At this point, some might say, "you didn't earn your brain/parent's money/etc." I say that's nonsense, because the entire idea of "earn" arises in order to distinguish real people who choose to act toward a goal from those that choose not to. And of course, that is the point. None of these things were earned. This is a basic framing problem[1], and the entire basis of chaos theory[2]. Initial conditions matter. A proper scientific experiment includes a control group measured against an experimental group, and both of these groups are impossible to meaningfully distinguish at the beginning of the observation. If this is not the case, say because one group is more intelligent by some accepted measure of intelligent, then the measurement of a variable, say the application of choice to arrive at earnings, becomes utterly nonsensical. The causative agent could be either the initial difference or the experimental variable.

Using simplistic philosophical bases for one's beliefs is tantamount to unexamined religious dogma and in no way demonstrates any kind of empirical basis. Furthermore, claiming to have surveyed "bums to billionaires" without proof is merely, in the sophistic style of javert, a logical fallacy.

But it's cute you two believe you have any grasp of epistemology, rhetoric, or logic.

[1] http://en.wikipedia.org/wiki/Framing_(social_sciences)#Exper...

[2] http://en.wikipedia.org/wiki/Chaos_theory

Using simplistic philosophical bases for one's beliefs

Whoa there - why do you call what I've written "simplistic"?

But it's cute you two believe you have any grasp of epistemology, rhetoric, or logic.

And of course, that is the point. None of these things were earned.

That wasn't my point. Let me put it another way: it is not valid to apply the concept of "earn" as you do, in a situation where no choice exists. You can't say that a person has earned his brain, nor can you say that he hasn't. I've already explained why. This is not some minor epistemological issue that I'm going to simply let pass.

But it's cute you two believe you have any grasp of epistemology, rhetoric, or logic.

Please stop with the insults.

> Whoa there - why do you call what I've written "simplistic"?

Because it does not appreciate complexities. This is the danger of confirmation bias; it reduces a complex reality down to a simple explanation by dismissing contrary evidence.

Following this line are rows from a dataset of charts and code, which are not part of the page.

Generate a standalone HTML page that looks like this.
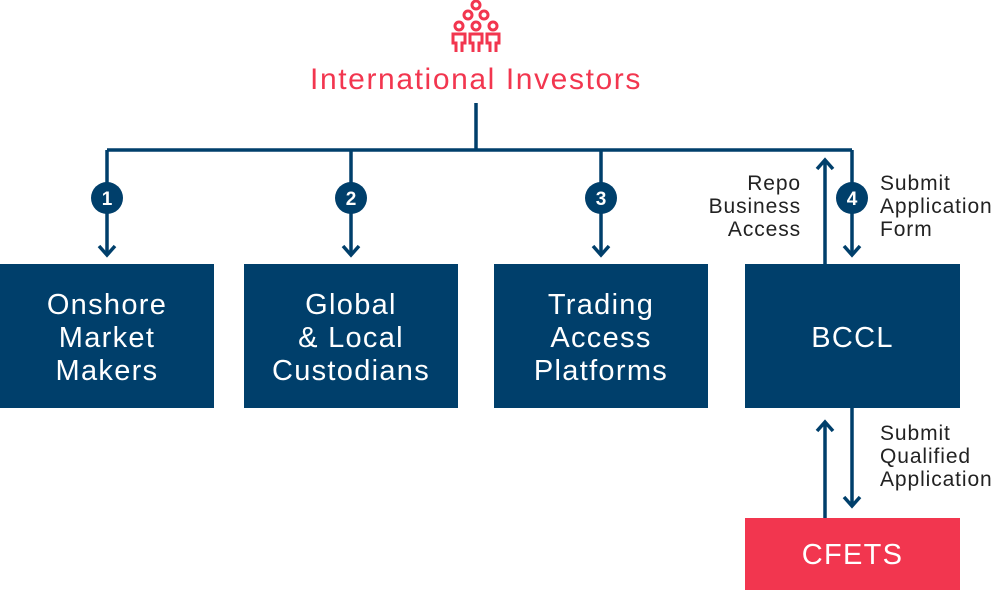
<!DOCTYPE html>
<html><head><style>
body{margin:0;width:1000px;height:590px;background:#fff;position:relative;overflow:hidden;font-family:"Liberation Sans",sans-serif}
.box{position:absolute;background:#003f6b;color:#fff;font-size:29px;line-height:33px;letter-spacing:1.3px;text-align:center;display:flex;align-items:center;justify-content:center;box-sizing:border-box;padding-top:5px}
.lbl{position:absolute;font-size:21px;line-height:23px;letter-spacing:0.9px;color:#222}
</style></head><body>
<svg width="1000" height="590" style="position:absolute;left:0;top:0">
<g fill="none" stroke="#f2364f" stroke-width="3">
<circle cx="476" cy="5" r="4"/><circle cx="468" cy="15" r="4"/><circle cx="484" cy="15" r="4"/>
<circle cx="459" cy="26" r="4"/><circle cx="476" cy="26" r="4"/><circle cx="493" cy="26" r="4"/>
<path d="M456 52V43h-3v-9h12v9h-3v9M473 52V43h-3v-9h12v9h-3v9M490 52V43h-3v-9h12v9h-3v9"/>
</g>
<g stroke="#003f6b" stroke-width="3.5" fill="none">
<path d="M476 103V150M107 150H852"/>
<path d="M107 150V255M351 150V255M601 150V255M852 150V255"/>
<path d="M99 246l8 9 8-9M343 246l8 9 8-9M593 246l8 9 8-9M844 246l8 9 8-9"/>
<path d="M825 264V160M817 169l8-9 8 9"/>
<path d="M825 518V422M817 431l8-9 8 9"/>
<path d="M852 408V506M844 497l8 9 8-9"/>
</g>
<g fill="#003f6b"><circle cx="107" cy="198" r="16"/><circle cx="351" cy="198" r="16"/><circle cx="601" cy="198" r="16"/><circle cx="852" cy="198" r="16"/></g>
<g fill="#fff" font-family="Liberation Sans" font-weight="bold" font-size="19" text-anchor="middle">
<text x="107" y="205">1</text><text x="351" y="205">2</text><text x="601" y="205">3</text><text x="852" y="205">4</text></g>
</svg>
<div style="position:absolute;left:226px;width:500px;top:62px;text-align:center;color:#f2364f;font-size:30px;line-height:36px;letter-spacing:1.6px">International Investors</div>
<div class="box" style="left:0;top:264px;width:214px;height:144px">Onshore<br>Market<br>Makers</div>
<div class="box" style="left:244px;top:264px;width:214px;height:144px">Global<br>&amp; Local<br>Custodians</div>
<div class="box" style="left:494px;top:264px;width:214px;height:144px">Trading<br>Access<br>Platforms</div>
<div class="box" style="left:745px;top:264px;width:215px;height:144px">BCCL</div>
<div class="box" style="left:745px;top:518px;width:215px;height:72px;background:#f2364f;padding-top:2px">CFETS</div>
<div class="lbl" style="left:660px;width:141px;top:172px;text-align:right">Repo<br>Business<br>Access</div>
<div class="lbl" style="left:880px;top:172px">Submit<br>Application<br>Form</div>
<div class="lbl" style="left:880px;top:422px">Submit<br>Qualified<br>Application</div>
</body></html>
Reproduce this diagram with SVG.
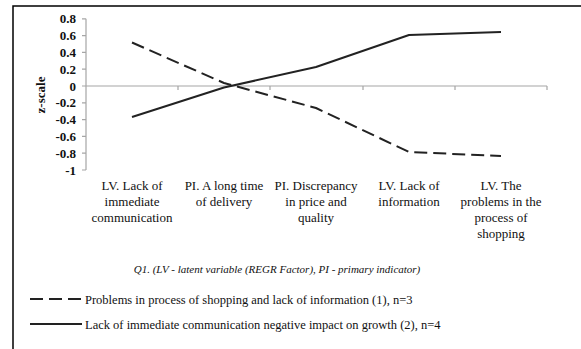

> You can't say that a person has earned his brain, nor can you say that he hasn't. I've already explained why.

And you're wrong. Your central claim is this: "A person has earned any given X if and only if this person has made a choice." We can say "A person has earned any given X" is P and "A person has made a choice" is Q. Thus, the claim is a simple P <-> Q, which is shorthand for P -> Q AND Q -> P.

Your next claim, however, is "If a person has not made a choice, then this person has neither earned nor not-earned the given X." This looks like ~Q -> ~P, which is logically valid, but it's not. The claim depends on a statement which is completely new. You've defined a third category of existence.

> Please stop with the insults.

Earn my respect. That's a choice on your part, right?

> Earn my respect.

This is supposed to be a community where we all respect each other. There is no excuse to be disrespectful to other people here, especially over disagreements about politics and philosophy.

If you want to be part of a community where you are free to be disrespectful to people until they "earn" your respect, you should go somewhere else.

I'm not even commenting on how you made fun of me and maxharris, which is kind of irrelevant because it doesn't support your argument intellectually. I'm only talking about your explicit assertion that you don't have to be respectful as part of the bargain of being in this community.

Such an authoritarian. If you want me to be respectful, then make a choice and earn that respect from me. What is this, a pg-subsidized respect space? That's immoral.
> What is this, a pg-subsidized respect space?

Actually, yes, yes it is.

Yes, he agrees with you. I got that.